The finding adds to several lines of evidence that the chemicals in broccoli might be able to reduce prostate cancer risk.
But the study didn't look at whether the men actually went on to develop cancer.
A team led by Professor Richard Mithen recruited men who were asked to eat either 400g of broccoli or 400g of peas every week for 12 months, in addition to their regular diet.
All of the 22 volunteers in the study had been diagnosed with 'high-grade prostatic intraepithelial neoplasia' - a pre-cancerous condition of the prostate gland.
Scientists took tissue samples from the men's prostate before the trial, and again after six and 12 months - and analysed the activity of key genes in each one.
They found that tissue taken from men who ate broccoli had more changes in the activity of several genes known to be involved in controlling cell multiplication and growth - than tissue taken from men who ate peas.

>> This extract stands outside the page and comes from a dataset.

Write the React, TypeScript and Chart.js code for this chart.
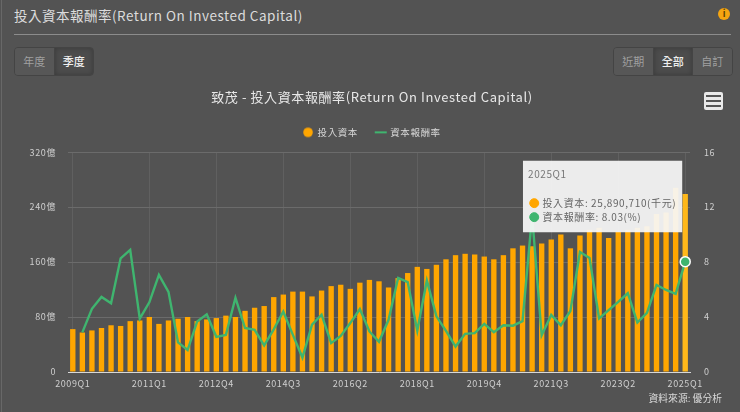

The findings are published in the journal PLoS One and the researchers are now planning further studies.
Dr Jodie Moffat, health information officer at Cancer Research UK, commented: "Our understanding of how diet may affect cancer risk is rapidly growing but it is still very incomplete.
"Broccoli has had a lot of research focussed on it due to some of the chemicals in the vegetable. While this is important research, it was only based on a small number of men and the effect wasn't seen in all of them.
"So, our best advice is to eat a healthy balanced diet that is high in all types of fruit and vegetables."